NKULULEKO: In Brazil through the connection that Daniel has with some professors, we were able to get permission to use his college’s facility that has computers. But in South Africa were had nothing to start with, so the hustle began!
Juliet and I, from being on the board of the Student Government at Fox Valley Technical College, had many connections with key executive members of the college. And with the confidence and advice we received from our Program Coordinator, Allisen Stojanovic, and the Global Ed office, we approached the Vice President of Information Technology whom we had met once during a “Lunch with the Executive Board” event.
We explained the project and Fox Valley Technical College was more than happy to help—we received a donation of 40 computers, including some software. However we are responsible for the shipping of the computers.
What are your current plans for making the project come alive, specifically in South Africa?
NKULULEKO: In the next month we will be trying to raise funds and connecting with local government in South Africa to seek support … we have an entire curriculum ready to be implemented and a great project program.

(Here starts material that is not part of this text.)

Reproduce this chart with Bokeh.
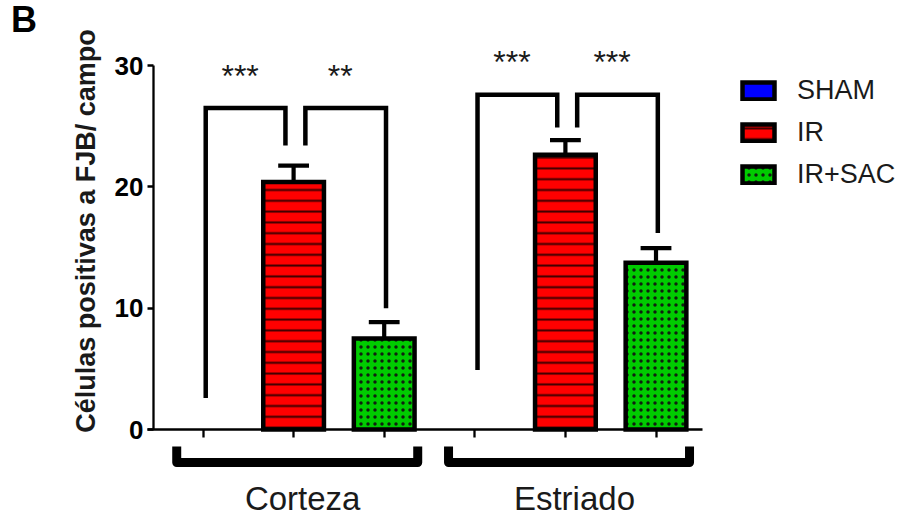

The impact that Nkululeko and Juliet made in their host community during their exchange year was far reaching, and community members took notice of their efforts to serve their host community. After being elected by their college peers to serve as Vice President and Secretary for the Student Government Association at Fox Valley Technical College, Nkululeko and Juliet worked hard to get students involved on campus and in college life. Their motivation to act as agents of change after their exchange year inspired the local community and gained the support of U.S. community members including the President and Vice President of Fox Valley Technical College, Fox Cities Community Credit Union, various instructors at FVTC and other schools, and several churches. One U.S. community member was so motivated by their work, that she started a GoFundMe page to help raise funds to send the computers abroad and recently their project was featured on the local news.When asked about Fox Valley Technical College’s decision to help the cause by donating 40 computers to South Africa, Fox Valley Tech IT Manager Brent Schuettpelz said, “When these two approached us about what they were doing in South Africa, I think it was just a no brainer to say yeah let’s think how we can help you.”
Victor and Juliet’s efforts have even inspired the Global Education and Services at Fox Valley Technical College to work on a Study Abroad program for U.S. students who are studying IT to go to South Africa and provide upkeep, teaching and other services to Nkululeko and Juliet’s labs, once they are established. CCI Program Coordinator Allisen Stojanovic says, “It is a great partnership we are looking forward to building.”
Over the next month, Nkululeko and Juliet will be working on shipping the donated computers to South Africa and will continue to create and enhance computer skills training opportunities in South Africa and Brazil.